## Begin GIVEN INFORMATION

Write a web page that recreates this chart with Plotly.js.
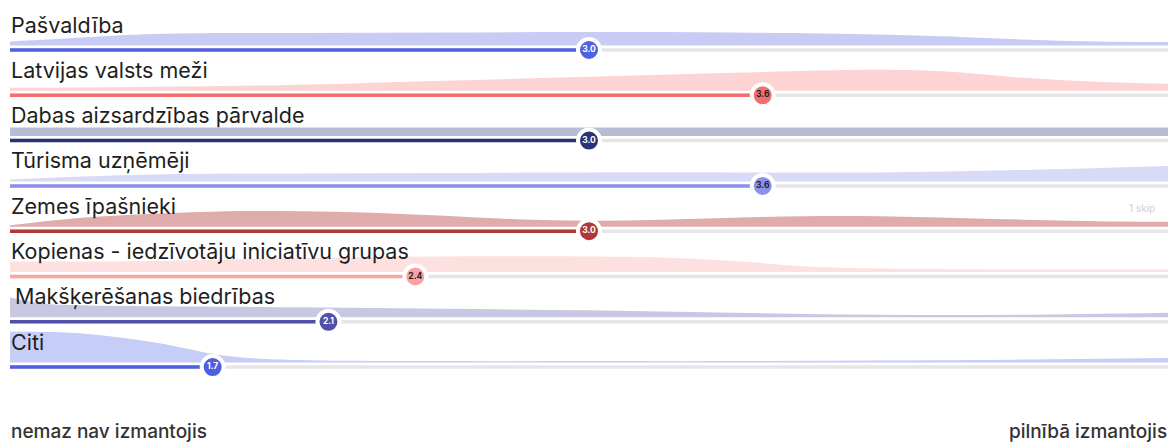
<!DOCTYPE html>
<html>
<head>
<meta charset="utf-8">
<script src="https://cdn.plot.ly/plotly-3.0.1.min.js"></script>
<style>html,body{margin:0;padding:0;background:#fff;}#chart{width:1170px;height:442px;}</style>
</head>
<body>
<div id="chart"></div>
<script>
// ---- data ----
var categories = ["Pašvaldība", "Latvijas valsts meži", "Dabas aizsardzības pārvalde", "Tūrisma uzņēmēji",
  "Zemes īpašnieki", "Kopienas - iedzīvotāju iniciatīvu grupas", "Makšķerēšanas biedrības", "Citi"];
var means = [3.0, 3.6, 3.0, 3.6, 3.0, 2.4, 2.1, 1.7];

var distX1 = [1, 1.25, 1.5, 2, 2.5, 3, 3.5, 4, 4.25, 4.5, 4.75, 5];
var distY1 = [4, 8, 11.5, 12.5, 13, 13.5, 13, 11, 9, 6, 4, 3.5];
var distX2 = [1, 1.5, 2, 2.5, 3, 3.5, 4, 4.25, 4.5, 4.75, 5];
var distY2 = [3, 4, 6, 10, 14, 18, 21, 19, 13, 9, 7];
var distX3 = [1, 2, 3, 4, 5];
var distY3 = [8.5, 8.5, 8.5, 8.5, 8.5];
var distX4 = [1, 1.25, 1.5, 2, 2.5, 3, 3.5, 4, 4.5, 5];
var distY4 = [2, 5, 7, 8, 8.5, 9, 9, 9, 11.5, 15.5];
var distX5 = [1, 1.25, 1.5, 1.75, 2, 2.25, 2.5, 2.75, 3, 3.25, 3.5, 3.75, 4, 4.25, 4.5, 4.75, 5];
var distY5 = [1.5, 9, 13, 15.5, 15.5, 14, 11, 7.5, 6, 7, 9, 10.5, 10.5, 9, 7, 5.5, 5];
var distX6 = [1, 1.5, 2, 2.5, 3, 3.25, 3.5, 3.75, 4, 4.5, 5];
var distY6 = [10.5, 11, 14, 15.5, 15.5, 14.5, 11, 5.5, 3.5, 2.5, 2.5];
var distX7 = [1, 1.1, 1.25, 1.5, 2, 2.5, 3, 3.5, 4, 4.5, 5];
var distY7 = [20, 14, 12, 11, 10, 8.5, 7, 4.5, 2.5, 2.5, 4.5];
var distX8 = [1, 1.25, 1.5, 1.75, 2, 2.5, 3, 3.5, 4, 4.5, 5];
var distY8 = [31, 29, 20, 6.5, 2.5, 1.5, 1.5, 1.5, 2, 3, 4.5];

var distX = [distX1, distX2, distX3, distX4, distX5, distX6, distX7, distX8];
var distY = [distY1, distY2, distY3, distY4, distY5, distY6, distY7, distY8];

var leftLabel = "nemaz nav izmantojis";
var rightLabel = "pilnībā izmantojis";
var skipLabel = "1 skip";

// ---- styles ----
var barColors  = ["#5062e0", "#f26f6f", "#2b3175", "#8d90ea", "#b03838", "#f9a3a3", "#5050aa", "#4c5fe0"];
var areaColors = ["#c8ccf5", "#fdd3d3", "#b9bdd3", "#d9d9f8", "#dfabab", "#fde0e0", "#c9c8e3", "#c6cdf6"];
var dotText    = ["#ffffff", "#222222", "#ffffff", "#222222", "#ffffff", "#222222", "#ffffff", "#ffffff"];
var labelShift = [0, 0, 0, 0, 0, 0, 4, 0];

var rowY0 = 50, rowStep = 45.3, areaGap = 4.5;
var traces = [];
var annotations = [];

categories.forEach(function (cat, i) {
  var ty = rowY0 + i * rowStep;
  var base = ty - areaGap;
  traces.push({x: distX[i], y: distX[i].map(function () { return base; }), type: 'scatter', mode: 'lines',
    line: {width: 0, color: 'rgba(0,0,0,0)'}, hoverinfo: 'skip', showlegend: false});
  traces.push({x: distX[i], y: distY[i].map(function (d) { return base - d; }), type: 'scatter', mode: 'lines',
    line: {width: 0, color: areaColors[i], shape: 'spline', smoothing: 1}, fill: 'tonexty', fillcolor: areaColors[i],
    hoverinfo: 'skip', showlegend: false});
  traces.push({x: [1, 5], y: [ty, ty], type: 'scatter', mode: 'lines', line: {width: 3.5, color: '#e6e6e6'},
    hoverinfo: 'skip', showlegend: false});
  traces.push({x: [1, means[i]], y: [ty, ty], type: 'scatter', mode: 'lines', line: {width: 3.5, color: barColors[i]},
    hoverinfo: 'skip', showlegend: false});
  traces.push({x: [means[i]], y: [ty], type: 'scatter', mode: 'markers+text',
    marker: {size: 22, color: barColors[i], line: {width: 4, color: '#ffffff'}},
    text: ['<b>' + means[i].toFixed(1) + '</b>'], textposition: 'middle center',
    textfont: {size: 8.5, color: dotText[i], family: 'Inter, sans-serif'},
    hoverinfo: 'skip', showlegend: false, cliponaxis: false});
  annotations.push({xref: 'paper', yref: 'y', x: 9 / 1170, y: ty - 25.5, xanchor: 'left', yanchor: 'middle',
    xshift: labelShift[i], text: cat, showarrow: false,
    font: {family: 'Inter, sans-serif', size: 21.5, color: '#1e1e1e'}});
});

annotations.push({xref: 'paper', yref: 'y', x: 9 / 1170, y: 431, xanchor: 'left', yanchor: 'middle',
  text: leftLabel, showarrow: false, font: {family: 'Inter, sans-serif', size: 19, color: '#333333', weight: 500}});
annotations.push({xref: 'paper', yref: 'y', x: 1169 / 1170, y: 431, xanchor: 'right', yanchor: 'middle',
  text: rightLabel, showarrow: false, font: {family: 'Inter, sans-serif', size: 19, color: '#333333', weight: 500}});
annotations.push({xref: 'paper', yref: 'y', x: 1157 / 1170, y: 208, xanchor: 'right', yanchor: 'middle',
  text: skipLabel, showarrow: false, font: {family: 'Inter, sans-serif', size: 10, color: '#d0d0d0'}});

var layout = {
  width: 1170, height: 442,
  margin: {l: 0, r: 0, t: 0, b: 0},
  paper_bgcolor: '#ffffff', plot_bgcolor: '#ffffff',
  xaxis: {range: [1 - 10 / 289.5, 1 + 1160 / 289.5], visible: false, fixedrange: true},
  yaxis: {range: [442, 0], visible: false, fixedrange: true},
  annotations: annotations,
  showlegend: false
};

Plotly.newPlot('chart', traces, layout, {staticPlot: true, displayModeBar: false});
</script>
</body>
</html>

## End GIVEN INFORMATION

▶ DESCRIPTION OF THE TASK
From the listing above, collect each line in which the string "chart" appears.

▶ EXPECTED ANSWER
Write a web page that recreates this chart with Plotly.js.
<style>html,body{margin:0;padding:0;background:#fff;}#chart{width:1170px;height:442px;}</style>
<div id="chart"></div>
Plotly.newPlot('chart', traces, layout, {staticPlot: true, displayModeBar: false});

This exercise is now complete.